Reisner: Quite frankly, the challenges aren't new ones. We've been harping on these for quite some time and they're not a secret to anybody. The first challenge is the low investment yield environment. The second challenge is the unsustainable loss-reserve development: while it's favorable right now, that's not going to be there forever and I think everyone knows that. The third challenge is the less-than-robust pricing power.
On the pricing side of the equation, while it's improving, what's keeping a lid on stronger improvements is the abundant capacity. When we think of capacity, it's organic in terms of companies are growing nicely, but on the other hand, you have third-party capital coming into a market that's already saturated with it. The challenges are being managed two-fold: one is cycle management. Over the past several years, companies have been migrating away from longer tail casualty lines of business, toward shorter tail property-oriented lines of business. The second is capital management.
Mangan: The most frequently used capital management tool has been share repurchases. Since 2008, the companies that make up the global reinsurance composite have purchased over $25 billion worth of shares. In 2013, barring any major catastrophes, we expect reinsurers to purchase between 50% and 75% of net income.
Reisner: It's not just about capital management in terms of your own enterprise capital. It's also about matching third-party capital now. A lot of companies are looking into managing third-party capital, to get that practice, if you will, to demonstrate they can manage third-party capital. The view is that third-party capital, while it may or may not be here for the long term, it's here for now. And that here and now could be still a few years. If that capital leaves, companies have to think about how they're going to manage that reputational risk as well.

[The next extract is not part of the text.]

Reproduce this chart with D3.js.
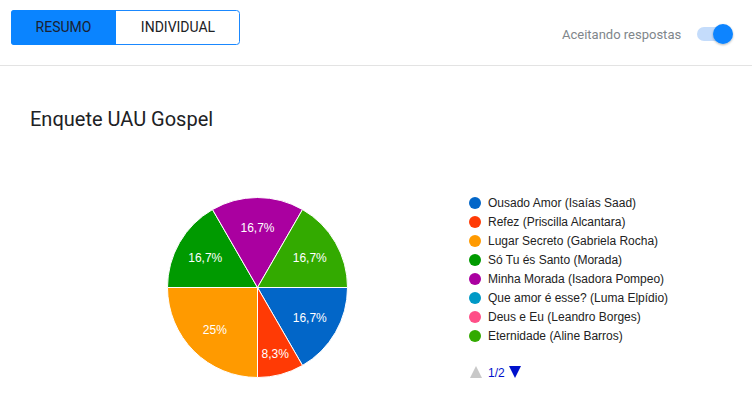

Weber: That said, a composite analysis of the sector for 2012 revealed reasonably good news.
Guerra: They returned to profitability and were also seeing an improvement in their overall earnings. The composite produced a combined ratio of 92, which is a significant improvement over the 107 in 2011. The return on equity for the reinsurance sector is at 12% for 2012, which is remarkable when you consider all the challenges that companies are currently facing. Although we are not anticipating that the ROE will continue in the double digits, we are anticipating that with the investment environment and the earnings weakening, in the future it will only be the high single digits. The reinsurance segment was able to also increase shareholders equity. From 2010 to 2011 it was relatively flat, but they bumped it up a bit in 2012, which is good for the sector.
It's going to be very important for the global reinsurance sector to focus on underwriting because they will not have the crutch of the investment earnings that they currently enjoy as investment yields continue to decline.
Mangan: A.M. Best is maintaining a stable outlook in the global reinsurance market. The outlook is supported by strong risk-adjusted capitalization and prudent use of enterprise risk management in a somewhat stable pricing environment. However, we do caution that with increased capacity, pricing could erode. With investment yields already being squeezed and an anticipated decline in favorable reserve development, underwriting discipline remains the key to the ongoing stability of the global reinsurance market.